June 5.—Found the heat so great here that we were unable to stir out.
As a consolation, we received a visit from four “Sikh Padres,” who rushed in and squatted themselves down without ceremony, previously placing a small ball of candied sugar on the [[33]]table as a votive and suggestive offering. The spokesman, a lively little rascal, with a black beard tied up under his red turban, immediately opened fire, by hurling at us all the names of all the officers he had ever met or read of. The volley was in this style: First, the number of the regiment, then Brown Sahib, Jones Sahib, Robinson Sahib, Smith Sahib, Tomkins Sahib, Green Sahib, and so on, regiment after regiment and name after name, his brother Padres occasionally chiming in in corroboration of their friend’s veracity and in admiration of his vast stock of military information. After much trouble, we got rid of the pack, at the price of one rupee, which was cheap for the amount of relief afforded by their departure.
June 6.—Reached Lahore at ten P.M. and had a night in bed, for the third time only since leaving Cawnpore. The Q.M.G. being at once set to work to make the necessary arrangements for our final start for Cashmere, we paid a hurried visit to the Tomb of Runjeet Singh and the Fort and City of Lahore. These were worth seeing, but they abounded in sights and perfumes, which rendered the operation rather a trying one, considering the very high temperature of the weather.
June 7.—Drove out in a dilapidated buggy, [[34]]and with an incorrigible horse, to Mean Meer, the cantonments of Lahore. The place looked burnt up and glaring like its fellows, and a fierce hot wind swept over it, which made us glad enough to turn our backs on it and hurry home again as fast as our obstinate animal would take us. The Q.M.G., we found, had collected our staff of servants together, and was otherwise pushing on our preparations as fast as the dignity and importance of the undertaking would admit.
The staff consisted of khidmutgar, bawurchie, bhistie, dhobie, and mihtar; or, in plain English, butler, cook, water-carrier, washerman, and sweeper.
Of these, the washing department only brought with it its insignia and badge of office. This was an enormous smoothing-iron, highly ornamented with brass, decorated with Gothic apertures, and made to contain an amount of charcoal that would have kept an entire family warm in the coldest depths of winter. Being of great weight, we rather objected to such an addition to our stores—the more so as our linen was not likely to require much getting-up. The dhobie, however, declared himself unable to get on without it, and it accordingly had to be engaged with its master. [[35]]
June 8.—To-day Rajoo is still hard at work laying in stores from the bazaars and arranging means of transport for them; the weather hot beyond measure; and as neither our food nor quarters are very good, we begin to forget our lessons of resignation, more especially as the mosquitoes begin to form a very aggravating item in our destiny.
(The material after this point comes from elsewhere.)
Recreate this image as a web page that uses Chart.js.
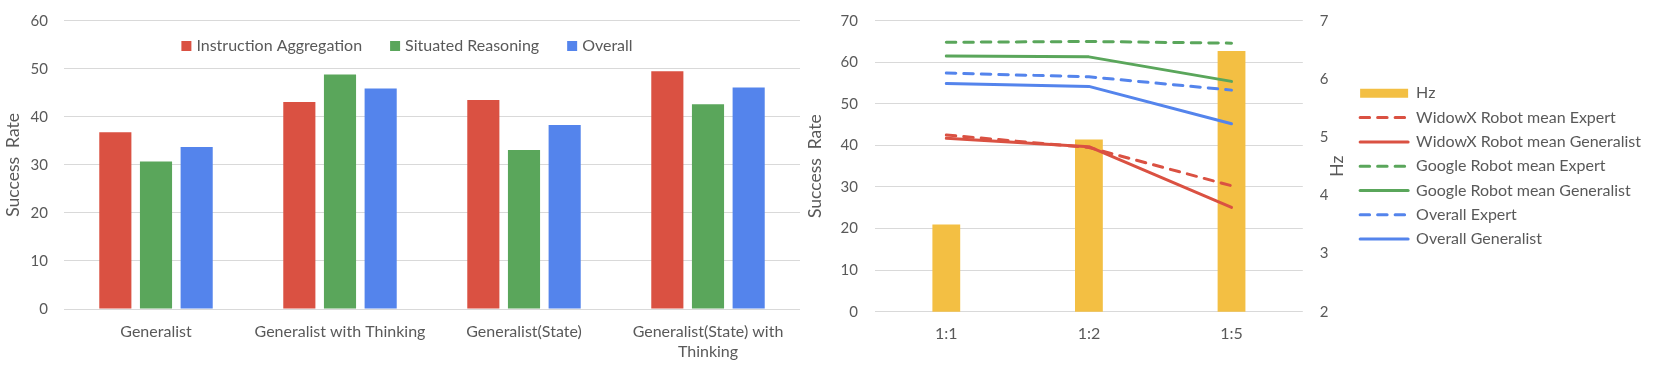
<!DOCTYPE html>
<html lang="en">
<head>
<meta charset="UTF-8">
<title>Success Rate charts</title>
<script src="https://cdn.jsdelivr.net/npm/chart.js"></script>
<style>
  html, body { margin: 0; padding: 0; background: #fff; }
  body { width: 1661px; height: 366px; position: relative; overflow: hidden; }
  canvas { position: absolute; top: 0; }
  #leftChart { left: 0; }
  #rightChart { left: 800px; }
</style>
</head>
<body>
<canvas id="leftChart" width="810" height="366"></canvas>
<canvas id="rightChart" width="861" height="366"></canvas>
<script>
// left chart: success rate per method
const methods = ['Generalist', 'Generalist with Thinking', 'Generalist(State)', ['Generalist(State) with', 'Thinking']];
const instructionAggregation = [36.8, 43.1, 43.5, 49.5];
const situatedReasoning = [30.7, 48.8, 33.1, 42.6];
const overall = [33.7, 45.9, 38.3, 46.1];

// right chart: success rate and Hz per ratio
const ratios = ['1:1', '1:2', '1:5'];
const hz = [3.5, 4.96, 6.48];
const widowxExpert = [42.5, 39.5, 30.3];
const widowxGeneralist = [41.7, 39.7, 25.1];
const googleExpert = [64.8, 65.0, 64.6];
const googleGeneralist = [61.5, 61.3, 55.4];
const overallExpert = [57.4, 56.5, 53.3];
const overallGeneralist = [54.9, 54.2, 45.2];

const RED = '#da5142';
const GREEN = '#5aa65b';
const BLUE = '#5484ec';
const YELLOW = '#f3bf43';
const TEXT = '#595959';
const GRID = '#d9d9d9';
const DASH = [9.5, 8];

Chart.defaults.font.family = 'Lato';
Chart.defaults.color = TEXT;

// legend drawn inside the plot area, like the original
const topLegend = {
    id: 'topLegend',
    afterDraw(chart) {
        const ctx = chart.ctx;
        const items = chart.data.datasets;
        ctx.save();
        ctx.font = '16px Lato';
        ctx.textBaseline = 'middle';
        const box = 10, gap = 5, spacing = 28;
        const widths = items.map(d => ctx.measureText(d.label).width);
        const total = widths.reduce((s, w) => s + box + gap + w, 0) + spacing * (items.length - 1);
        let x = 407 - total / 2;
        const y = 46;
        items.forEach((d, i) => {
            ctx.fillStyle = d.backgroundColor;
            ctx.fillRect(x, y - box / 2, box, box);
            x += box + gap;
            ctx.fillStyle = TEXT;
            ctx.fillText(d.label, x, y);
            x += widths[i] + spacing;
        });
        ctx.restore();
    }
};

// right axis title reads bottom to top, as in the original
const hzTitle = {
    id: 'hzTitle',
    afterDraw(chart) {
        const s = chart.scales.y1;
        const ctx = chart.ctx;
        ctx.save();
        ctx.translate(s.right - 14, (chart.chartArea.top + chart.chartArea.bottom) / 2);
        ctx.rotate(-Math.PI / 2);
        ctx.font = '17.5px Lato';
        ctx.fillStyle = TEXT;
        ctx.textAlign = 'center';
        ctx.textBaseline = 'middle';
        ctx.fillText('Hz', 0, 0);
        ctx.restore();
    }
};

// fixed axis sizes so the plot area sits where the original's does
const fixWidth = (w) => (scale) => {
    scale.width = w;
    scale.paddingTop = 0;
    scale.paddingBottom = 0;
};

new Chart(document.getElementById('leftChart'), {
    type: 'bar',
    data: {
        labels: methods,
        datasets: [
            { label: 'Instruction Aggregation', data: instructionAggregation, backgroundColor: RED },
            { label: 'Situated Reasoning', data: situatedReasoning, backgroundColor: GREEN },
            { label: 'Overall', data: overall, backgroundColor: BLUE }
        ]
    },
    options: {
        responsive: false,
        animation: false,
        layout: { padding: { top: 20.7, right: 10, bottom: 0, left: 0 } },
        datasets: { bar: { categoryPercentage: 0.663, barPercentage: 0.79 } },
        plugins: { legend: { display: false }, tooltip: { enabled: false } },
        scales: {
            x: {
                grid: { display: false, drawTicks: false },
                border: { display: false },
                ticks: { font: { size: 16, lineHeight: 1.25 }, padding: 13, maxRotation: 0, autoSkip: false },
                afterFit: (scale) => { scale.height = 57; }
            },
            y: {
                min: 0,
                max: 60,
                ticks: { stepSize: 10, font: { size: 15 }, padding: 16 },
                grid: { color: GRID, drawTicks: false },
                border: { display: false },
                title: { display: true, text: 'Success  Rate', font: { size: 17.5 }, padding: { top: 2.5, bottom: 8 } },
                afterFit: fixWidth(64)
            }
        }
    },
    plugins: [topLegend]
});

const lineStyle = { type: 'line', borderWidth: 3, pointRadius: 0, tension: 0, borderCapStyle: 'round', borderJoinStyle: 'round', order: 0 };

new Chart(document.getElementById('rightChart'), {
    type: 'bar',
    data: {
        labels: ratios,
        datasets: [
            { type: 'bar', label: 'Hz', data: hz, yAxisID: 'y1', backgroundColor: YELLOW, order: 1, categoryPercentage: 0.5, barPercentage: 0.39 },
            { ...lineStyle, label: 'WidowX Robot mean Expert', data: widowxExpert, borderColor: RED, backgroundColor: RED, borderDash: DASH },
            { ...lineStyle, label: 'WidowX Robot mean Generalist', data: widowxGeneralist, borderColor: RED, backgroundColor: RED },
            { ...lineStyle, label: 'Google Robot mean Expert', data: googleExpert, borderColor: GREEN, backgroundColor: GREEN, borderDash: DASH },
            { ...lineStyle, label: 'Google Robot mean Generalist', data: googleGeneralist, borderColor: GREEN, backgroundColor: GREEN },
            { ...lineStyle, label: 'Overall Expert', data: overallExpert, borderColor: BLUE, backgroundColor: BLUE, borderDash: DASH },
            { ...lineStyle, label: 'Overall Generalist', data: overallGeneralist, borderColor: BLUE, backgroundColor: BLUE }
        ]
    },
    options: {
        responsive: false,
        animation: false,
        layout: { padding: { top: 20.7, right: 10, bottom: 0, left: 0 } },
        plugins: {
            tooltip: { enabled: false },
            legend: {
                position: 'right',
                fullSize: false,
                maxWidth: 320,
                labels: {
                    usePointStyle: true,
                    pointStyleWidth: 48,
                    boxHeight: 9,
                    padding: 8.3,
                    font: { size: 16 },
                    sort: (a, b) => a.datasetIndex - b.datasetIndex,
                    generateLabels: (chart) => {
                        const items = Chart.defaults.plugins.legend.labels.generateLabels(chart);
                        items.forEach(item => {
                            const ds = chart.data.datasets[item.datasetIndex];
                            if (ds.type === 'bar') {
                                item.pointStyle = 'rect';
                                item.fillStyle = ds.backgroundColor;
                                item.lineWidth = 0;
                            } else {
                                item.pointStyle = 'line';
                                item.strokeStyle = ds.borderColor;
                                item.lineWidth = 3;
                                item.lineDash = ds.borderDash || [];
                                item.lineCap = 'round';
                            }
                        });
                        return items;
                    }
                }
            }
        },
        scales: {
            x: {
                offset: true,
                grid: { display: false, drawTicks: false },
                border: { display: false },
                ticks: { font: { size: 16 }, padding: 13 },
                afterFit: (scale) => { scale.height = 54.3; }
            },
            y: {
                position: 'left',
                min: 0,
                max: 70,
                ticks: { stepSize: 10, font: { size: 15 }, padding: 17 },
                grid: { color: GRID, drawTicks: false },
                border: { display: false },
                title: { display: true, text: 'Success  Rate', font: { size: 17.5 }, padding: { top: 4.5, bottom: 16 } },
                afterFit: fixWidth(75)
            },
            y1: {
                position: 'right',
                min: 2,
                max: 7,
                ticks: { stepSize: 1, font: { size: 15 }, padding: 17 },
                grid: { display: false, drawTicks: false },
                border: { display: false },
                afterFit: fixWidth(49)
            }
        }
    },
    plugins: [hzTitle]
});
</script>
</body>
</html>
June 9.—About four P.M. the Q.M.G. came in triumphantly with about sixteen tall baskets covered with leather, which he called “khiltas;” and having ranged them about the room like the oil-jars of “Ali Baba,” he proceeded to cram them with potatoes, tea, clothes, brandy, and the whole stock of our earthly goods, in a marvellous and miscellaneous manner, very trying to contemplate, and suggestive of their entire separation from us and our heirs for ever.
Coolies not being procurable in sufficient numbers to carry away all our stores together, F. and I agreed to start in the morning, leaving the head of affairs with the rearguard to follow at his leisure. Got away at last in two “palkees,” with four “banghy wallahs,” or baggage-bearers, carrying our immediate possessions, guns, &c. Spent the night wretchedly enough, the roads being of the worst, and covered nearly a foot deep everywhere with fine dust, which our [[36]]bearers very soon stirred up into an impenetrable cloud, enveloping us in its folds to the verge of suffocation.
The sensation is strange enough, travelling in this way along a lonely road at dead of night, closely shut up in an oblong box, and surrounded by some twenty or more dusky savages, who could quietly tap one on the head at any time, and appropriate the bag of rupees—inseparable from Indian travelling—without the slightest difficulty. That they do not do so is probably from the knowledge they possess that with the bag of rupees there is generally to be found a revolver, and that an English traveller is of so generous a disposition that he seldom parts from his money without giving a little lead in with the silver.